その一方、ウェットエイジングでは水分の蒸発がないので、ドライエイジングビーフのように肉のうまみが凝縮することはなく、熟成香もありません。
ドライエイジングビーフの美味しい食べ方と焼くときの注意点
ドライエイジングビーフの熟成した肉のうまみと熟成香を楽しむなら、ステーキか焼肉で、なるべく厚めのカットがおすすめです。
そして、ドライエイジングビーフを調理するときは、新鮮な牛肉と違う点があるので注意が必要です。
ドライエイジングビーフは、乾燥熟成の過程でかなりの水分が蒸発しているので、同じ大きさの新鮮な牛肉と比べると火が早く通ります。

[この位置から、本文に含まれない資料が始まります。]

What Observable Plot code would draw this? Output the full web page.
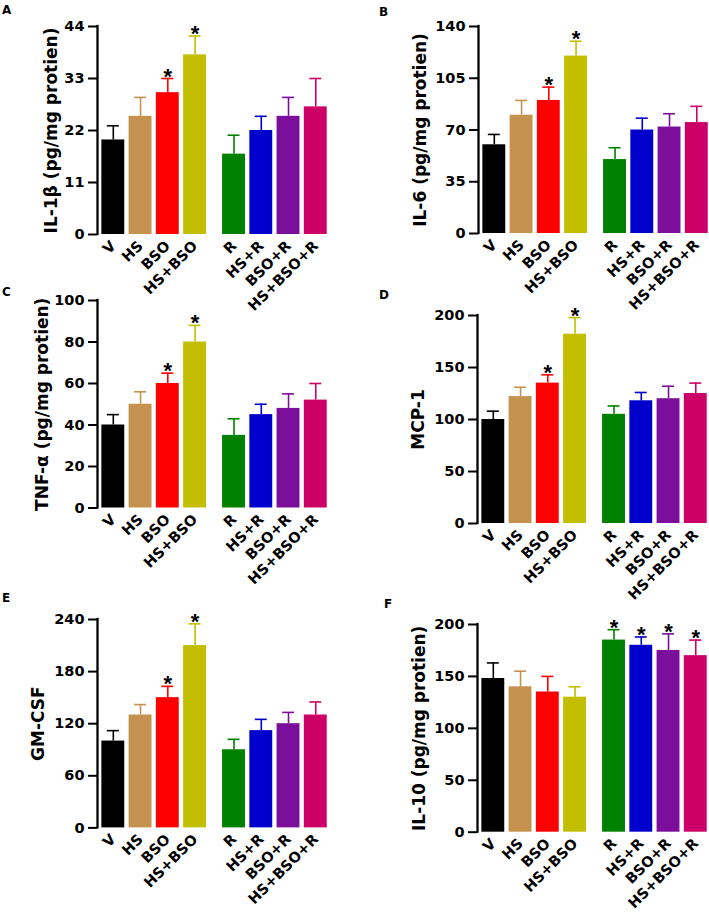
<!DOCTYPE html>
<html>
<head>
<meta charset="utf-8">
<script src="https://cdn.jsdelivr.net/npm/d3@7"></script>
<script src="https://cdn.jsdelivr.net/npm/@observablehq/plot@0.6"></script>
<style>
  body { margin: 0; background: #fff; font-family: "Liberation Sans", Arial, sans-serif; }
  #fig { position: relative; width: 709px; height: 918px; overflow: hidden; background: #fff; }
  .panel { position: absolute; }
  .letter { position: absolute; font-weight: bold; font-size: 12px; line-height: 12px; color: #000; font-family: "DejaVu Sans", sans-serif; }
</style>
</head>
<body>
<div id="fig"></div>
<script>
// ---------- data ----------
const groups = ["V", "HS", "BSO", "HS+BSO", "R", "HS+R", "BSO+R", "HS+BSO+R"];
const colors = ["#000000", "#C4914F", "#FF0000", "#C2BE00", "#008000", "#0000CC", "#7B0E9A", "#CC0066"];

const il1bMean = [20, 25, 30, 38, 17, 22, 25, 27];
const il1bErr  = [3, 4, 3, 4, 4, 3, 4, 6];
const il1bTicks = [0, 11, 22, 33, 44];

const il6Mean = [60, 80, 90, 120, 50, 70, 72, 75];
const il6Err  = [7, 10, 9, 10, 8, 8, 9, 11];
const il6Ticks = [0, 35, 70, 105, 140];

const tnfMean = [40, 50, 60, 80, 35, 45, 48, 52];
const tnfErr  = [5, 6, 5, 8, 8, 5, 7, 8];
const tnfTicks = [0, 20, 40, 60, 80, 100];

const mcpMean = [100, 122, 135, 182, 105, 118, 120, 125];
const mcpErr  = [8, 9, 8, 16, 8, 8, 12, 10];
const mcpTicks = [0, 50, 100, 150, 200];

const gmMean = [100, 130, 150, 210, 90, 112, 120, 130];
const gmErr  = [12, 12, 13, 25, 12, 13, 13, 15];
const gmTicks = [0, 60, 120, 180, 240];

const il10Mean = [148, 140, 135, 130, 185, 180, 175, 170];
const il10Err  = [15, 15, 15, 10, 10, 8, 16, 15];
const il10Ticks = [0, 50, 100, 150, 200];

const sigStress = [false, false, true, true, false, false, false, false];
const sigRescue = [false, false, false, false, true, true, true, true];

const titles = {
  A: "IL-1\u03B2 (pg/mg protien)",
  B: "IL-6 (pg/mg protien)",
  C: "TNF-\u03B1 (pg/mg protien)",
  D: "MCP-1",
  E: "GM-CSF",
  F: "IL-10 (pg/mg protien)"
};

// ---------- layout (styling only) ----------
const GAP = 0.43;          // extra spacing between the two groups, in bar steps
const HALF = 0.42;         // half bar width, in bar steps
const CAP = 0.22;          // half error-cap width
const X_DOMAIN = [-0.58, 7.86];
const PW = 230;            // plot-area width
const W = 354;
const MT = 26, MB = 74;
const FONT = "'DejaVu Sans', 'Liberation Sans', Arial, sans-serif";

const panels = [
  {id: "A", mean: il1bMean, err: il1bErr, ticks: il1bTicks, sig: sigStress, left: 0,   axisX: 97,  yTop: 26,    yZero: 234,   titleX: 56,  lx: 2,   ly: 4},
  {id: "B", mean: il6Mean,  err: il6Err,  ticks: il6Ticks,  sig: sigStress, left: 354, axisX: 478, yTop: 26,    yZero: 233,   titleX: 425, lx: 379, ly: 6},
  {id: "C", mean: tnfMean,  err: tnfErr,  ticks: tnfTicks,  sig: sigStress, left: 0,   axisX: 97,  yTop: 299.5, yZero: 507,   titleX: 47,  lx: 2,   ly: 286},
  {id: "D", mean: mcpMean,  err: mcpErr,  ticks: mcpTicks,  sig: sigStress, left: 354, axisX: 477, yTop: 315.3, yZero: 523.3, titleX: 423, lx: 379, ly: 289},
  {id: "E", mean: gmMean,   err: gmErr,   ticks: gmTicks,   sig: sigStress, left: 0,   axisX: 97,  yTop: 619.3, yZero: 827.7, titleX: 43,  lx: 2,   ly: 592},
  {id: "F", mean: il10Mean, err: il10Err, ticks: il10Ticks, sig: sigRescue, left: 354, axisX: 477, yTop: 624.3, yZero: 832,   titleX: 424, lx: 384, ly: 598}
];

const fig = document.getElementById("fig");

for (const p of panels) {
  const rows = groups.map((g, i) => ({
    label: g,
    pos: i + (i >= 4 ? GAP : 0),
    value: p.mean[i],
    top: p.mean[i] + p.err[i],
    color: colors[i],
    sig: p.sig[i]
  }));
  const plotH = p.yZero - p.yTop;
  const ml = p.axisX - p.left;
  const chart = Plot.plot({
    width: W,
    height: MT + plotH + MB,
    marginLeft: ml,
    marginRight: Math.max(0, W - ml - PW),
    marginTop: MT,
    marginBottom: MB,
    style: {fontFamily: FONT, overflow: "visible", background: "transparent", color: "#000"},
    x: {type: "linear", domain: X_DOMAIN, axis: null},
    y: {domain: [0, p.ticks[p.ticks.length - 1]]},
    color: {type: "identity"},
    marks: [
      Plot.rect(rows, {x1: d => d.pos - HALF, x2: d => d.pos + HALF, y1: 0, y2: "value", fill: "color"}),
      Plot.ruleX(rows, {x: "pos", y1: "value", y2: "top", stroke: "color", strokeWidth: 1.6}),
      Plot.ruleY(rows, {y: "top", x1: d => d.pos - CAP, x2: d => d.pos + CAP, stroke: "color", strokeWidth: 1.6}),
      Plot.text(rows.filter(d => d.sig), {x: "pos", y: "top", text: () => "*", fontSize: 22, fontWeight: "bold", fontFamily: "'Liberation Sans', Arial, sans-serif", lineAnchor: "bottom", dy: 5, fill: "#000"}),
      Plot.axisY({ticks: p.ticks, tickSize: 9, tickPadding: 4, fontSize: 14.5, fontWeight: "bold", strokeWidth: 2, label: null, tickFormat: d => String(d)}),
      Plot.ruleX([X_DOMAIN[0]], {strokeWidth: 2.3, strokeLinecap: "square"}),
      Plot.text(rows, {x: "pos", y: 0, text: "label", rotate: -45, textAnchor: "end", lineAnchor: "middle", dy: 9, fontSize: 14.5, fontWeight: "bold", fill: "#000"}),
      Plot.text([titles[p.id]], {text: d => d, frameAnchor: "left", rotate: -90, textAnchor: "middle", lineAnchor: "bottom", dx: p.titleX - p.axisX, fontSize: 17, fontWeight: "bold", fill: "#000"})
    ]
  });
  chart.classList.add("panel");
  chart.style.left = p.left + "px";
  chart.style.top = (p.yTop - MT) + "px";
  fig.appendChild(chart);

  const letter = document.createElement("div");
  letter.className = "letter";
  letter.textContent = p.id;
  letter.style.left = p.lx + "px";
  letter.style.top = p.ly + "px";
  fig.appendChild(letter);
}
</script>
</body>
</html>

ですので、ドライエイジングビーフを焼くときは、表面に焼き色がついたら、後は弱火で火が通りすぎないように気を付けて焼きます。
新鮮な牛肉を焼くときより早めにフライパンから取り出し、レアかミディアムレアくらいに仕上げるのがおすすめです。
また、水分が少ないので、ステーキをカットしたときに出てくる肉汁も、同じ焼き加減の新鮮な牛肉のステーキより少な目です。
そして、炭火など肉に強い香りのつく焼き方よりは、フライパンで焼くほうが、ドライエイジングビーフの熟成香を楽しめます。
ドライエイジングビーフのステーキの焼き方
1.ドライエイジングビーフのステーキを、焼く1時間前に冷蔵庫から取り出し、室温に戻しておきます。冷たいままのステーキを焼くと、表面に露がついた状態になり、焼き色がつきにくくなるので、必ず室温に戻します。

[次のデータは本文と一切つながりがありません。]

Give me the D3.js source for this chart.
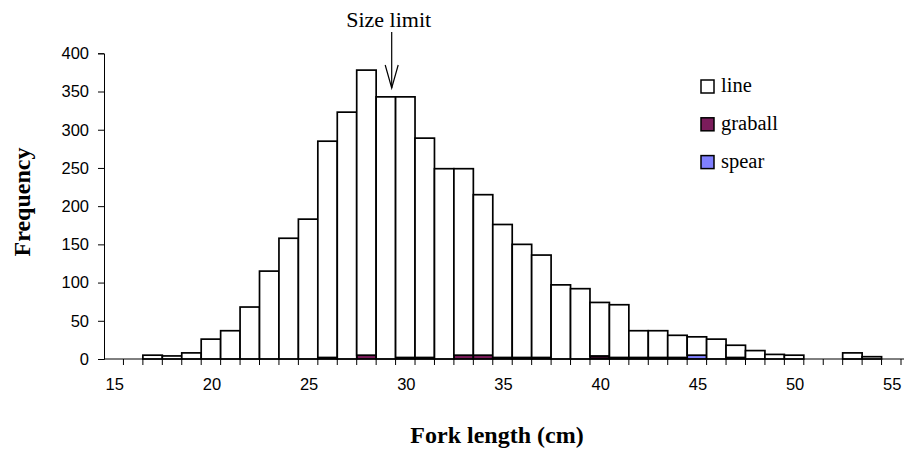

2.焼く直前にステーキに塩をふります。塩を早めにふるとステーキから水分が出てしまい上手く焼けません。ステーキから出た水分で表面が濡れた状態だと、焼き色をつけて肉汁を肉の中に閉じ込めるのが難しくなるのです。ですので、塩は必ず直前にふります。塩をふらずに焼いて、焼き上がってから塩をふるのもおすすめです。
3.強火で両面を素早く焼き、表面に焼き色を付けます。焼き色をつけることで、肉の表面を固めて、肉の中に肉汁を封印する効果があります。
4.焼き色がついたら火を弱め、好みの焼き加減に仕上げます。このとき、ドライエイジングビーフのステーキの場合は、新鮮な牛肉のステーキより火が通るスピードが速いので、焼き過ぎないように注意します。
5.焼き上がったステーキを、できれば温めた皿に取り出し、休ませます。休ませる時間は焼いた時間と同じくらいを目安にするといいでしょう。ステーキを十分に休ませることで、肉汁が落ち着くので、カットしたときに肉汁が大量に流れ出るのを防ぐことができます。
おわりに
ドライエイジングビーフのうまみと熟成香は、和牛グルメファンも気になるところですよね!
ただ、ドライエイジングビーフは生肉を長期熟成するので、衛生面にも気をつけたいところです。
ですので、ドライエイジングビーフを購入したり、外食先で食べるときには、ぜひ熟成について知識があり信頼できるお店やレストランを選んで、安心して味わいたいですね。